Her day begins with physical training, followed by classes on border management and on collaborating with police and border guards in the event of skirmishes along the frontier between India and Pakistan. Toward evening, she receives training in weapon handling and law and order.

Devi, along with 73 other young men and women, is working hard to become a “special police officer” to assist law enforcement officers in dozens of mountain villages in the frontier district of Kathua in Indian-controlled Kashmir. Pakistan also controls part of Kashmir, which is claimed by both countries.

Devi said she always wanted to join the police. “This position will allow me to help people,” she said.

Special police officers are lower-ranked police officials who are mainly recruited for intelligence gathering and counterinsurgency operations. In recent years, the force has assisted in border areas as well because of local recruits’ familiarity with the topography and ability to assist police and border guards during emergencies.

The armies of India and Pakistan guard a highly militarized de facto border, the Line of Control, that divides the two parts of Kashmir. A lower-altitude 200-kilometer (125-mile) boundary separates Indian-controlled Kashmir and the Pakistani province of Punjab. India refers to this somewhat-defined portion as an “international border” and Pakistan calls it a “working boundary.” Kathua borders Pakistani Punjab.

The frontier is marked by coils of razor wire, watch towers and bunkers that snake across foothills with ancient villages, tangled bushes, forests and fields of rice and corn.

“We have recruited this batch exclusively for border management,” said Ramesh Kotwal, the police chief of Kathua. “We are training them to be more specialized in dealing with issues like cross-border shelling.”

The volatile frontier between India and Pakistan has been silent since February, when the two nuclear-armed nations reaffirmed a 2003 cease-fire accord.

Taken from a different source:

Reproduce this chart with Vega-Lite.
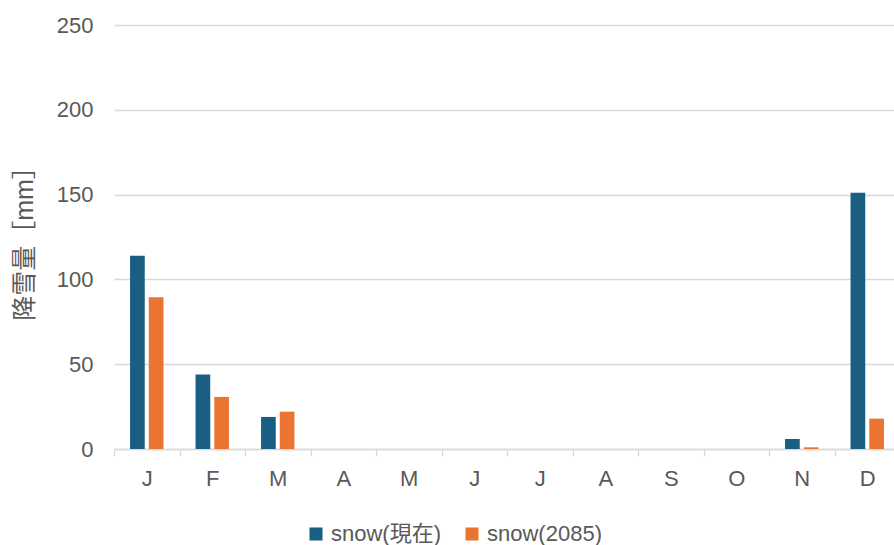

Before that, troops on the two sides regularly exchanged artillery, rockets and small arms fire, killing hundreds since the cease-fire was originally signed.

Civilians are caught in the crossfire whenever violence erupts, with dozens killed every year and thousands forced to flee their homes.

The recruits are in the final stage of their training and will be sent to remote police border posts in Kathua.